*INFORMATION SHOWN*.
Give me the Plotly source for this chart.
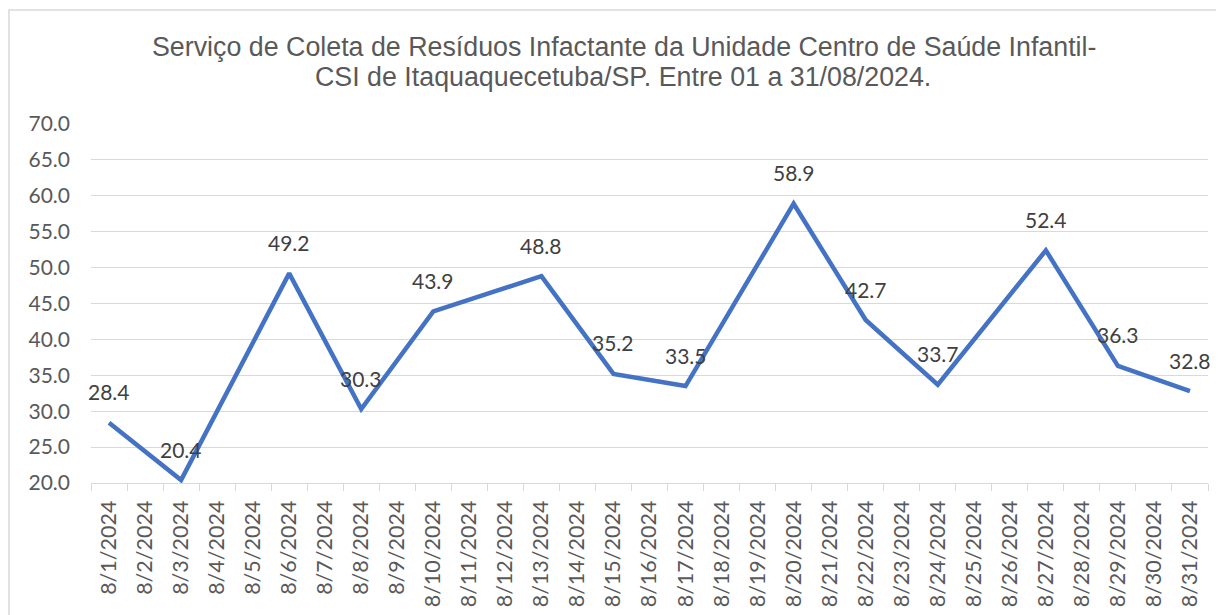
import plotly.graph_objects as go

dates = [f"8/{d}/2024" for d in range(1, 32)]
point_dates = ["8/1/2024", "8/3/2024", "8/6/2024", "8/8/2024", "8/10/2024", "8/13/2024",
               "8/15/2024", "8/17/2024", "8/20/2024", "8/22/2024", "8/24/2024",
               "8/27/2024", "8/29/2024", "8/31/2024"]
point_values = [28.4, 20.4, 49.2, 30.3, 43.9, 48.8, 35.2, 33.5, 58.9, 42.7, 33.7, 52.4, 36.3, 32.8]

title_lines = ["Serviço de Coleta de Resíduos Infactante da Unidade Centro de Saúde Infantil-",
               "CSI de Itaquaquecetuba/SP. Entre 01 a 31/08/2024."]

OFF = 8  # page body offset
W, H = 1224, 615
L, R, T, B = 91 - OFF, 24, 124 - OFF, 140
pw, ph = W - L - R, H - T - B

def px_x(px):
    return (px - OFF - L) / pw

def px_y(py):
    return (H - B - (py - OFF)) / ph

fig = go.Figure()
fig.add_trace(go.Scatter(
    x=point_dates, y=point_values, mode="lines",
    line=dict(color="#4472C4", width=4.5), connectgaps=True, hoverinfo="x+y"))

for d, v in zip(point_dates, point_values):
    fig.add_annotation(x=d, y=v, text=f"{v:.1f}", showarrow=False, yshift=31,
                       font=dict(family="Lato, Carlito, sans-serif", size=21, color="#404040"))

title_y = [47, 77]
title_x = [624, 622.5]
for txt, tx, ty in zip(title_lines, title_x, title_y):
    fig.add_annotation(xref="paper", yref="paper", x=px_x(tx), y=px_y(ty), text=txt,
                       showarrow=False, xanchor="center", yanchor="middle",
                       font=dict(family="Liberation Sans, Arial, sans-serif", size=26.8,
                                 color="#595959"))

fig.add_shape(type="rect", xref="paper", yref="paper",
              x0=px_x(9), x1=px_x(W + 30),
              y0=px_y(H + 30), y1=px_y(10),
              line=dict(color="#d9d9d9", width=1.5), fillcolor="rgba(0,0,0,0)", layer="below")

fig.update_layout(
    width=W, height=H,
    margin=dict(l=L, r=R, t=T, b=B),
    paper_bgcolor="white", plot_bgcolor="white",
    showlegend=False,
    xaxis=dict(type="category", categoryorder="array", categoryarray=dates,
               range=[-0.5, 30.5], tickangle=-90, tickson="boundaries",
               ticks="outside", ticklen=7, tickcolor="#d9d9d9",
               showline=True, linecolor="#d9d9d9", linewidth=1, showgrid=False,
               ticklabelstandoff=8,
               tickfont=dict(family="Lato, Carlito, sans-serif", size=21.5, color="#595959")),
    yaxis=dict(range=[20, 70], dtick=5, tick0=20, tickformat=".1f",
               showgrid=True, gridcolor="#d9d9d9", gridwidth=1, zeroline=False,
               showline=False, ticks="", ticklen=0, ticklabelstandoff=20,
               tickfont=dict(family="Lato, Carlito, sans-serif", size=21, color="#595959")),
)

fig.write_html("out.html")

*AIM*.
Repeat the material exactly as it reads, without any of its pictures.

*FULL ANSWER*.
Give me the Plotly source for this chart.
import plotly.graph_objects as go

dates = [f"8/{d}/2024" for d in range(1, 32)]
point_dates = ["8/1/2024", "8/3/2024", "8/6/2024", "8/8/2024", "8/10/2024", "8/13/2024",
               "8/15/2024", "8/17/2024", "8/20/2024", "8/22/2024", "8/24/2024",
               "8/27/2024", "8/29/2024", "8/31/2024"]
point_values = [28.4, 20.4, 49.2, 30.3, 43.9, 48.8, 35.2, 33.5, 58.9, 42.7, 33.7, 52.4, 36.3, 32.8]

title_lines = ["Serviço de Coleta de Resíduos Infactante da Unidade Centro de Saúde Infantil-",
               "CSI de Itaquaquecetuba/SP. Entre 01 a 31/08/2024."]

OFF = 8  # page body offset
W, H = 1224, 615
L, R, T, B = 91 - OFF, 24, 124 - OFF, 140
pw, ph = W - L - R, H - T - B

def px_x(px):
    return (px - OFF - L) / pw

def px_y(py):
    return (H - B - (py - OFF)) / ph

fig = go.Figure()
fig.add_trace(go.Scatter(
    x=point_dates, y=point_values, mode="lines",
    line=dict(color="#4472C4", width=4.5), connectgaps=True, hoverinfo="x+y"))

for d, v in zip(point_dates, point_values):
    fig.add_annotation(x=d, y=v, text=f"{v:.1f}", showarrow=False, yshift=31,
                       font=dict(family="Lato, Carlito, sans-serif", size=21, color="#404040"))

title_y = [47, 77]
title_x = [624, 622.5]
for txt, tx, ty in zip(title_lines, title_x, title_y):
    fig.add_annotation(xref="paper", yref="paper", x=px_x(tx), y=px_y(ty), text=txt,
                       showarrow=False, xanchor="center", yanchor="middle",
                       font=dict(family="Liberation Sans, Arial, sans-serif", size=26.8,
                                 color="#595959"))

fig.add_shape(type="rect", xref="paper", yref="paper",
              x0=px_x(9), x1=px_x(W + 30),
              y0=px_y(H + 30), y1=px_y(10),
              line=dict(color="#d9d9d9", width=1.5), fillcolor="rgba(0,0,0,0)", layer="below")

fig.update_layout(
    width=W, height=H,
    margin=dict(l=L, r=R, t=T, b=B),
    paper_bgcolor="white", plot_bgcolor="white",
    showlegend=False,
    xaxis=dict(type="category", categoryorder="array", categoryarray=dates,
               range=[-0.5, 30.5], tickangle=-90, tickson="boundaries",
               ticks="outside", ticklen=7, tickcolor="#d9d9d9",
               showline=True, linecolor="#d9d9d9", linewidth=1, showgrid=False,
               ticklabelstandoff=8,
               tickfont=dict(family="Lato, Carlito, sans-serif", size=21.5, color="#595959")),
    yaxis=dict(range=[20, 70], dtick=5, tick0=20, tickformat=".1f",
               showgrid=True, gridcolor="#d9d9d9", gridwidth=1, zeroline=False,
               showline=False, ticks="", ticklen=0, ticklabelstandoff=20,
               tickfont=dict(family="Lato, Carlito, sans-serif", size=21, color="#595959")),
)

fig.write_html("out.html")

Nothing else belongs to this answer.